Army general who fixed Bush's failure after Katrina warns Trump administration isn't prepared for Hurricane Florence
U.S. Army Lt. Gen. Russel L. Honoré (ret) (Photo: Screen capture)

Tuesday, President Donald Trump swore that his administration was prepared for Hurricane Florence as it bears down on the east coast. Then again, they said that about Hurricane Maria too. While the government finally acknowledged failure after failure, Trump called the hurricane an "unsung success" story.


U.S. Army Lt. Gen. Russel L. Honoré (ret) was the man sent to New Orleans in wake of President George W. Bush's failure after Hurricane Katrina.

"The general will remain a heroic figure during and after Katrina because his presence was a turning point and brought hope to a situation of almost total hopelessness," said MSNBC host Brian Williams.

When speaking to Williams, Honoré said that he believes the numbers from Puerto Rico are still probably being under-reported.

"It was slow to the point that the federal general didn't go there until eight days after the storm hit and we never got over 100 helicopters in what is described, as the president said, one of the worst disasters in the history of the country," he said. "But Brian, what I learned between hurricane Katrina and Rita when you're given another hurricane watch to look out for, don't spend a whole lot of time talking about the last storm, talk about the future storm.
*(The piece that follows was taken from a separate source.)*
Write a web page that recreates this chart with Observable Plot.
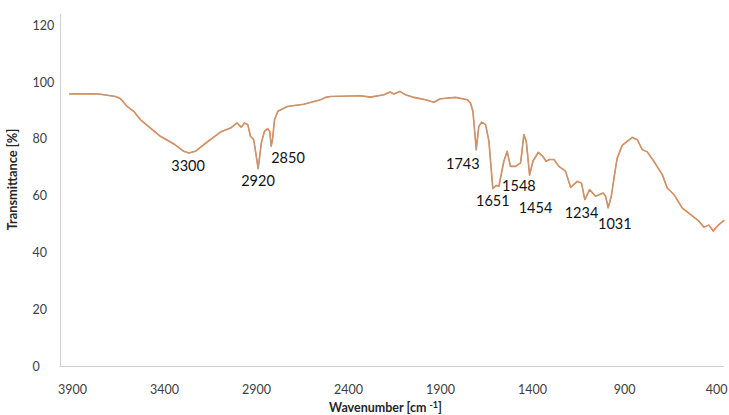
<!DOCTYPE html>
<html><head><meta charset="utf-8">
<script src="https://cdn.jsdelivr.net/npm/d3@7"></script>
<script src="https://cdn.jsdelivr.net/npm/@observablehq/plot@0.6"></script>
<style>body{margin:0;background:#fff} svg{display:block}</style>
</head><body><div id="chart"></div>
<script>
const wavenumber = [3915,3820,3757,3666,3639,3603,3567,3530,3476,3422,3349,3295,3268,3232,3186,3096,3041,3005,2983,2965,2947,2933,2915,2891,2874,2857,2839,2828,2820,2813,2802,2784,2733,2643,2552,2525,2498,2335,2280,2208,2175,2154,2121,2090,2045,1982,1936,1900,1818,1755,1737,1724,1706,1692,1677,1655,1637,1616,1597,1583,1556,1538,1520,1492,1465,1447,1434,1416,1398,1369,1344,1326,1308,1284,1257,1221,1193,1157,1134,1116,1090,1058,1016,1003,989,972,949,940,913,858,831,804,777,741,695,668,632,587,541,496,469,442,418,388,361];
const transmittance = [96.0,96.1,96.0,95.1,94.3,91.6,89.9,86.9,84.0,81.1,78.4,75.8,75.2,75.8,78.2,82.6,84.0,85.8,84.3,85.8,85.2,81.1,79.9,69.7,78.7,82.8,83.8,82.8,77.6,79.9,86.9,89.9,91.6,92.4,94.0,94.8,95.1,95.4,94.9,95.7,96.7,96.0,96.9,95.7,94.8,94.0,93.1,94.3,94.8,94.0,92.8,89.9,76.4,84.6,86.1,85.2,79.3,62.7,63.8,63.5,72.3,75.8,70.5,70.5,71.7,81.7,79.3,67.4,72.3,75.4,74.0,72.3,72.9,72.9,70.5,68.8,63.1,65.2,64.6,58.8,62.3,60.0,61.1,60.0,55.9,60.0,69.9,73.4,77.9,80.7,79.9,76.4,75.6,72.3,67.6,62.9,60.6,55.9,53.5,51.2,49.1,49.8,47.7,50.0,51.4];

const peakLabels = ["3300","2920","2850","1743","1651","1548","1454","1234","1031"];
const peakLabelX = [3272,2892,2729,1779,1616,1474,1384,1134,953];
const peakLabelY = [70.5,65.2,73.2,71.1,58.0,63.4,55.6,54.1,50.2];

const xTicks = [3900,3400,2900,2400,1900,1400,900,400];
const yTicks = [0,20,40,60,80,100,120];
const xDomain = [3965, 357];
const yDomain = [0, 124];
const xTitle = "Wavenumber [cm -1]";
const yTitle = "Transmittance [%]";

const spectrum = wavenumber.map((w, i) => ({w, t: transmittance[i]}));
const peaks = peakLabels.map((label, i) => ({label, x: peakLabelX[i], y: peakLabelY[i]}));

const chart = Plot.plot({
  width: 729, height: 415,
  marginLeft: 60, marginRight: 5, marginTop: 14, marginBottom: 49,
  style: {fontFamily: "Lato, 'Open Sans', sans-serif", background: "#fff"},
  x: {domain: xDomain, axis: null},
  y: {domain: yDomain, axis: null},
  marks: [
    Plot.ruleX([xDomain[0]], {stroke: "#d0d0d0", strokeWidth: 1}),
    Plot.ruleY([0], {stroke: "#d0d0d0", strokeWidth: 1}),
    Plot.text(xTicks, {x: d => d, frameAnchor: "bottom", dy: 23, lineAnchor: "middle", text: d => String(d), fontSize: 12.5, fill: "#404040"}),
    Plot.text(yTicks, {y: d => d, frameAnchor: "left", dx: -28, textAnchor: "start", lineAnchor: "middle", text: d => String(d), fontSize: 12.5, fill: "#404040"}),
    Plot.line(spectrum, {x: "w", y: "t", stroke: "#ED7D31", strokeWidth: 1.6}),
    Plot.line(spectrum, {x: "w", y: "t", stroke: "#A5A5A5", strokeWidth: 0.9, strokeOpacity: 0.85}),
    Plot.text(peaks, {x: "x", y: "y", text: "label", fontSize: 14.5, fill: "#111"}),
    Plot.text([xTitle], {frameAnchor: "bottom", dx: -7, dy: 41, lineAnchor: "middle", textAnchor: "middle", text: d => d, fontSize: 12.5, fontWeight: "bold", fill: "#262626"}),
    Plot.text([yTitle], {frameAnchor: "left", dx: -47.5, dy: -11, rotate: -90, textAnchor: "middle", lineAnchor: "middle", text: d => d, fontSize: 12.8, fontWeight: "bold", fill: "#262626"})
  ]
});

chart.querySelectorAll("text").forEach(t => {
  if (t.textContent === xTitle) {
    t.textContent = "";
    const ns = "http://www.w3.org/2000/svg";
    const a = document.createElementNS(ns, "tspan"); a.textContent = "Wavenumber [cm ";
    const b = document.createElementNS(ns, "tspan"); b.textContent = "-1"; b.setAttribute("dy", "-4"); b.setAttribute("font-size", "9");
    const c = document.createElementNS(ns, "tspan"); c.textContent = "]"; c.setAttribute("dy", "4");
    t.append(a, b, c);
  }
});

document.getElementById("chart").appendChild(chart);
</script>
</body></html>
And I think the people in Puerto Rico -- it's going to take eight to ten years to recover, and the president's words are not encouraging."

Honoré went on to say that there should be hearings in Congress to understand what happened with Hurricane Maria and ensure it doesn't occur again.
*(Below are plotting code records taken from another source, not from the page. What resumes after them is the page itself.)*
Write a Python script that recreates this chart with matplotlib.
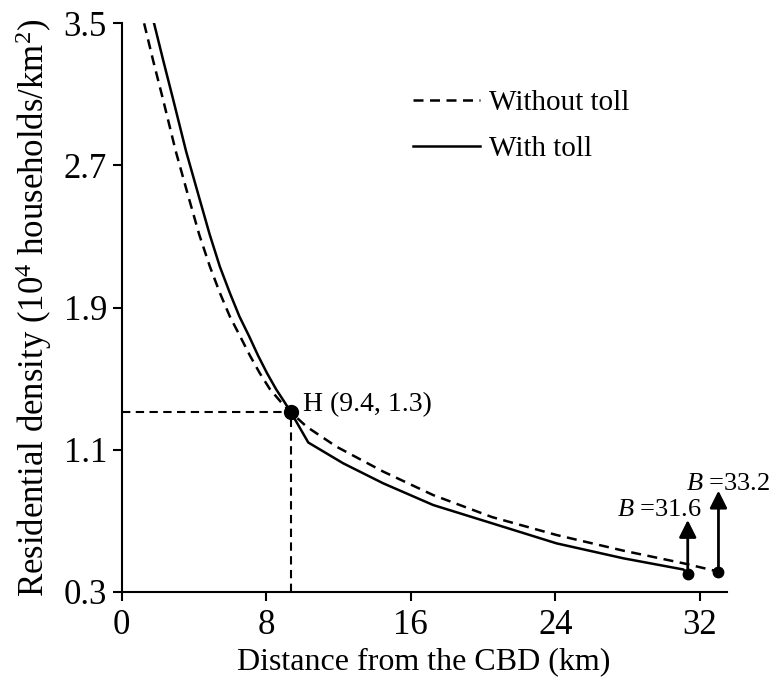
import matplotlib
matplotlib.use("Agg")
import matplotlib.pyplot as plt

plt.rcParams['font.family'] = ['Liberation Serif', 'DejaVu Serif']
plt.rcParams['mathtext.fontset'] = 'custom'
plt.rcParams['mathtext.rm'] = 'Liberation Serif'
plt.rcParams['mathtext.it'] = 'Liberation Serif:italic'

# curves (km, 10^4 households/km^2)
no_toll_x = [1.25, 1.75, 2.30, 3.00, 3.74, 4.30, 4.89, 5.45, 5.99, 6.55,
             7.10, 7.65, 8.21, 8.80, 9.37, 10.24, 11.9, 14.48, 17.24, 20.5,
             24.07, 27.76, 31.08, 33.02]
no_toll_y = [3.50, 3.29, 3.07, 2.78, 2.51, 2.31, 2.13, 1.98, 1.85, 1.74,
             1.63, 1.53, 1.44, 1.37, 1.31, 1.229, 1.116, 0.976, 0.844, 0.72,
             0.619, 0.531, 0.46, 0.413]

toll_x = [1.80, 2.31, 2.86, 3.57, 4.32, 4.88, 5.44, 6.00, 6.52, 7.05,
          7.55, 8.05, 8.55, 9.00, 9.37, 10.33, 12.26, 14.48, 17.24, 20.5,
          24.07, 27.76, 31.08, 31.32]
toll_y = [3.50, 3.29, 3.07, 2.78, 2.51, 2.31, 2.13, 1.98, 1.85, 1.74,
          1.63, 1.53, 1.44, 1.37, 1.31, 1.14, 1.023, 0.91, 0.788, 0.685,
          0.572, 0.488, 0.425, 0.40]

h_point = (9.4, 1.31)
boundary_toll = (31.32, 0.40)
boundary_no_toll = (33.02, 0.413)
arrow_tips = [0.704, 0.869]

x_ticks = [0, 8, 16, 24, 32]
y_ticks = [0.3, 1.1, 1.9, 2.7, 3.5]

fig = plt.figure(figsize=(7.74, 6.82), dpi=100)
ax = fig.add_axes([0.157, 0.1324, 0.782, 0.8334])

dash = (4, 2.6)
ax.plot(no_toll_x, no_toll_y, color='black', lw=1.8, linestyle=(0, dash),
        label='Without toll')
ax.plot(toll_x, toll_y, color='black', lw=1.8, label='With toll')

# point H and its guide lines
ax.plot([0, h_point[0]], [h_point[1], h_point[1]], color='black', lw=1.5,
        linestyle=(0, dash))
ax.plot([h_point[0], h_point[0]], [0.3, h_point[1]], color='black', lw=1.5,
        linestyle=(0, dash))
ax.plot(*h_point, 'o', color='black', ms=10)
ax.text(10.02, 1.319, 'H (9.4, 1.3)', fontsize=20, va='baseline')

# city boundaries
for (bx, by), tip in zip([boundary_toll, boundary_no_toll], arrow_tips):
    ax.plot(bx, by, 'o', color='black', ms=7.5, clip_on=False)
    ax.annotate('', xy=(bx, tip), xytext=(bx, by),
                arrowprops=dict(arrowstyle='-|>', color='black', lw=2,
                                mutation_scale=26, shrinkA=0, shrinkB=0),
                annotation_clip=False)
ax.text(32.1, 0.726, '$B$ =31.6', fontsize=19, ha='right', va='baseline')
ax.text(31.23, 0.873, '$B$ =33.2', fontsize=19, ha='left', va='baseline',
        clip_on=False)

ax.set_xlim(0, 33.48)
ax.set_ylim(0.3, 3.5)
ax.set_xticks(x_ticks)
ax.set_yticks(y_ticks)
ax.set_yticklabels(['%.1f' % v for v in y_ticks])
ax.spines['top'].set_visible(False)
ax.spines['right'].set_visible(False)
for s in ['left', 'bottom']:
    ax.spines[s].set_linewidth(1.5)
ax.tick_params(direction='out', length=6.5, width=1.5, labelsize=25)
ax.tick_params(axis='x', pad=6)
ax.tick_params(axis='y', pad=4)

ax.set_xlabel('Distance from the CBD (km)', fontsize=23, labelpad=4)
ax.set_ylabel('Residential density (10$^4$ households/km$^2$)', fontsize=25,
              labelpad=7)

leg = ax.legend(loc='upper left', bbox_to_anchor=(413 / 774, 1 - 90 / 682),
                bbox_transform=fig.transFigure, frameon=False, fontsize=21,
                handlelength=2.3, handletextpad=0.3, labelspacing=0.65,
                borderpad=0, borderaxespad=0)

fig.savefig('out.png', dpi=100)
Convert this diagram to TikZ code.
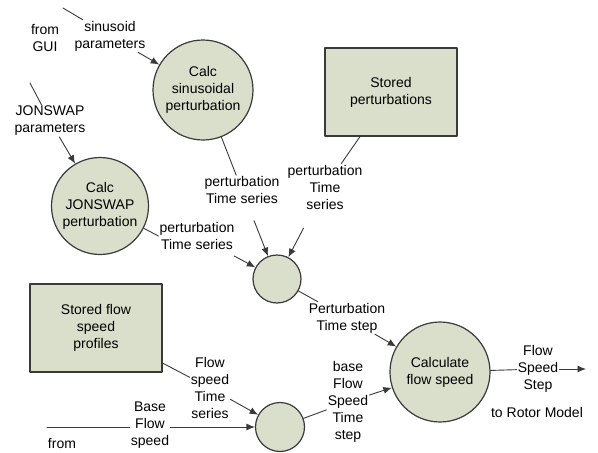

"That was a category 4 storm, and we did not maneuver enough assets using the expeditionary capability of the United States military to basically follow that storm in," he said.

When speaking about Florence, the retired general said the one thing he didn't hear from FEMA in the briefing today was "how many ships are going to be coming in after the hurricane, how many hundreds of helicopters on standby from the Department of Defense, how many high clearance trucks are on standby."

He explained that the states have thousands of National Guard members each and that they'll be needed.

"What I heard FEMA say was they had 800,000 liters of water," he said. "If you evacuate a million people, the math don't work. They have less than half a million meals. They need to stay out of logistics and make sure we've got the response ready dealing with assistance from large units like the military to help do the search and rescue."

He warned that if people don't do evacuation in a timely manner lives could be lost while people are still on the road.

"If that storm came in at a category 4, just about everything under that cone of uncertainty is not going to have electricity," he continued. "And the people who decided to stay back, they need to understand this. The United States Army is evacuating the people from the coast and the army bases. The United States Marine Corps have moved inland and moved the Marines to Georgia away from the storm. The United States Navy has moved its ships out to sea and sent the families inland."

He warned that those who think they can ride it out should take a cue from the military instead.

"Those people who think they can rough it out and you're inside the cone of uncertainty because you're going to have two things, you're going to have to win of a category 3 or 4 that's going to take your roofs out, it's going to take the power out, it's going to close the roads, and we've already talked substantively about the impact of surge," he continued. "As that water goes inland, as it starts to flood in the high ground, that water is going to run back to the ocean."